Stored data
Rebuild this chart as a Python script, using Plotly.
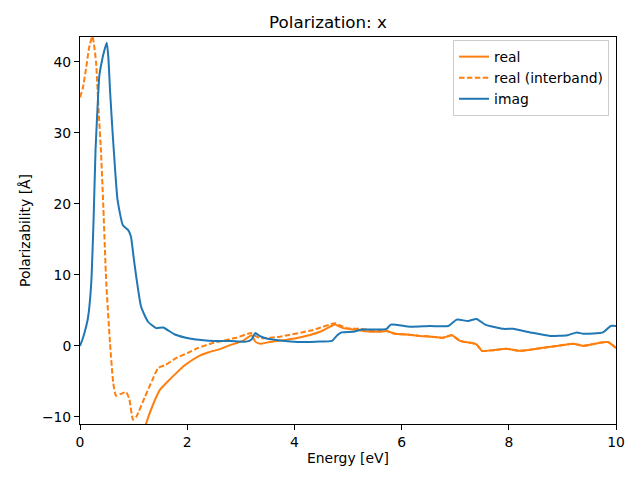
import plotly.graph_objects as go

# imaginary part
imag_x = [0, 0.05, 0.1, 0.15, 0.21, 0.255, 0.29, 0.33, 0.36, 0.40, 0.45, 0.50, 0.53, 0.56, 0.60, 0.63,
          0.70, 0.80, 0.90, 0.95, 1.0, 1.05, 1.14, 1.27, 1.42, 1.55, 1.77, 2.07, 2.3, 2.5, 2.8, 3.1,
          3.2, 3.27, 3.35, 3.5, 3.7, 4.05, 4.4, 4.7, 4.8, 4.88, 5.1, 5.26, 5.6, 5.72, 5.8, 6.16, 6.53,
          6.87, 7.03, 7.24, 7.4, 7.56, 7.9, 8.08, 8.4, 8.77, 9.09, 9.27, 9.39, 9.76, 9.9, 10.0]
imag_y = [0, 1.0, 2.3, 4.0, 8.9, 18.2, 27.6, 34, 38, 39.8, 41.5, 42.7, 40.5, 36, 31, 27.6,
          20.6, 17, 16.3, 15.4, 12.5, 9.7, 5.5, 3.4, 2.5, 2.6, 1.6, 1.0, 0.8, 0.7, 0.7, 0.6,
          0.9, 1.8, 1.4, 1.0, 0.8, 0.55, 0.6, 0.7, 1.5, 1.9, 2.0, 2.3, 2.3, 2.4, 3.0, 2.7, 2.8,
          2.8, 3.7, 3.5, 3.8, 3.0, 2.4, 2.4, 1.9, 1.4, 1.5, 1.9, 1.7, 1.9, 2.8, 2.8]

# real part (total)
real_x = [0.9, 1.0, 1.1, 1.23, 1.35, 1.49, 1.6, 1.8, 1.96, 2.2, 2.4, 2.61, 2.8, 3.04, 3.2, 3.27,
          3.36, 3.54, 3.8, 4.05, 4.48, 4.76, 4.82, 4.91, 5.1, 5.41, 5.6, 5.72, 5.88, 6.1, 6.34,
          6.55, 6.77, 6.94, 7.09, 7.31, 7.4, 7.5, 7.71, 7.96, 8.2, 8.52, 8.9, 9.2, 9.39, 9.6, 9.85, 10.0]
real_y = [-22, -18, -14.5, -11, -8.5, -6.2, -5.3, -3.8, -2.7, -1.5, -0.9, -0.45, 0.1, 0.7, 1.5, 0.6,
          0.3, 0.55, 0.8, 1.1, 2.0, 3.0, 2.8, 2.5, 2.3, 2.0, 2.0, 2.1, 1.7, 1.6, 1.4,
          1.3, 1.15, 1.5, 0.7, 0.4, 0.2, -0.7, -0.6, -0.4, -0.7, -0.4, 0, 0.3, 0, 0.3, 0.55, -0.3]

# real part (interband)
inter_x = [0, 0.05, 0.11, 0.17, 0.23, 0.26, 0.3, 0.35, 0.39, 0.43, 0.49, 0.56, 0.62, 0.67, 0.75,
           0.86, 0.92, 0.99, 1.05, 1.21, 1.35, 1.46, 1.59, 1.8, 2.01, 2.2, 2.48, 2.89, 3.2, 3.27,
           3.36, 3.73, 4.35, 4.76, 4.82, 4.98, 5.22, 5.6, 5.72, 5.88, 6.1, 6.34, 6.55, 6.77, 6.94,
           7.09, 7.31, 7.4, 7.5, 7.71, 7.96, 8.2, 8.52, 8.9, 9.2, 9.39, 9.6, 9.85, 10.0]
inter_y = [35, 36.2, 38.9, 42, 43.6, 42.5, 39.9, 32.8, 27.6, 20.6, 8.9, 0.4, -5.2, -7.0, -6.8,
           -6.5, -7.5, -10.4, -10, -7.2, -4.8, -3.1, -2.7, -1.7, -1.0, -0.3, 0.4, 1.1, 1.8, 1.4,
           1.1, 1.3, 2.25, 3.2, 3.0, 2.5, 2.4, 2.1, 2.1, 1.7, 1.6, 1.4, 1.3, 1.15, 1.5,
           0.7, 0.4, 0.2, -0.7, -0.6, -0.4, -0.7, -0.4, 0, 0.3, 0, 0.3, 0.55, -0.3]

x_ticks = [0, 2, 4, 6, 8, 10]
y_ticks = [-10, 0, 10, 20, 30, 40]

ORANGE = "#ff7f0e"
BLUE = "#1f77b4"

fig = go.Figure()
fig.add_trace(go.Scatter(x=real_x, y=real_y, mode="lines", name="real",
                         line=dict(color=ORANGE, width=2, shape="spline", smoothing=0.5)))
fig.add_trace(go.Scatter(x=inter_x, y=inter_y, mode="lines", name="real (interband)",
                         line=dict(color=ORANGE, width=2, dash="5.5px,2.4px",
                                   shape="spline", smoothing=0.5)))
fig.add_trace(go.Scatter(x=imag_x, y=imag_y, mode="lines", name="imag",
                         line=dict(color=BLUE, width=2, shape="spline", smoothing=0.5)))

axis_common = dict(showgrid=False, zeroline=False, showline=True, linecolor="black",
                   linewidth=1, mirror=True, ticks="outside", ticklen=5, tickwidth=1,
                   tickcolor="black", tickfont=dict(size=13.9, color="black"),
                   automargin=False)

# the page body adds an 8px offset, so margins are shifted to compensate
fig.update_layout(
    width=640, height=480,
    margin=dict(l=72, r=32, t=29, b=64),
    paper_bgcolor="white", plot_bgcolor="white",
    font=dict(family="DejaVu Sans", color="black"),
    title=dict(text="Polarization: x", x=0.5, xanchor="center", y=0.971, yanchor="middle",
               yref="container", automargin=False,
               font=dict(size=16.7, color="black")),
    xaxis=dict(range=[0, 10], tickvals=x_ticks,
               title=dict(text="Energy [eV]", font=dict(size=13.9), standoff=4), **axis_common),
    yaxis=dict(range=[-11, 43.5], tickvals=y_ticks,
               title=dict(text="Polarizability [Å]", font=dict(size=13.9), standoff=8), **axis_common),
    legend=dict(x=0.987, y=0.992, xanchor="right", yanchor="top",
                bgcolor="rgba(255,255,255,0.8)", bordercolor="#cccccc", borderwidth=1,
                font=dict(size=13.9), tracegroupgap=0, itemwidth=30),
    showlegend=True,
)

fig.write_html("out.html")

Given instruction
Exactly reproduce the run of lines from the start of the listing through the line with "1.9, 2.8, 2.8]", inclusive; pictures are not copied.

Exercise answer
Rebuild this chart as a Python script, using Plotly.
import plotly.graph_objects as go

# imaginary part
imag_x = [0, 0.05, 0.1, 0.15, 0.21, 0.255, 0.29, 0.33, 0.36, 0.40, 0.45, 0.50, 0.53, 0.56, 0.60, 0.63,
          0.70, 0.80, 0.90, 0.95, 1.0, 1.05, 1.14, 1.27, 1.42, 1.55, 1.77, 2.07, 2.3, 2.5, 2.8, 3.1,
          3.2, 3.27, 3.35, 3.5, 3.7, 4.05, 4.4, 4.7, 4.8, 4.88, 5.1, 5.26, 5.6, 5.72, 5.8, 6.16, 6.53,
          6.87, 7.03, 7.24, 7.4, 7.56, 7.9, 8.08, 8.4, 8.77, 9.09, 9.27, 9.39, 9.76, 9.9, 10.0]
imag_y = [0, 1.0, 2.3, 4.0, 8.9, 18.2, 27.6, 34, 38, 39.8, 41.5, 42.7, 40.5, 36, 31, 27.6,
          20.6, 17, 16.3, 15.4, 12.5, 9.7, 5.5, 3.4, 2.5, 2.6, 1.6, 1.0, 0.8, 0.7, 0.7, 0.6,
          0.9, 1.8, 1.4, 1.0, 0.8, 0.55, 0.6, 0.7, 1.5, 1.9, 2.0, 2.3, 2.3, 2.4, 3.0, 2.7, 2.8,
          2.8, 3.7, 3.5, 3.8, 3.0, 2.4, 2.4, 1.9, 1.4, 1.5, 1.9, 1.7, 1.9, 2.8, 2.8]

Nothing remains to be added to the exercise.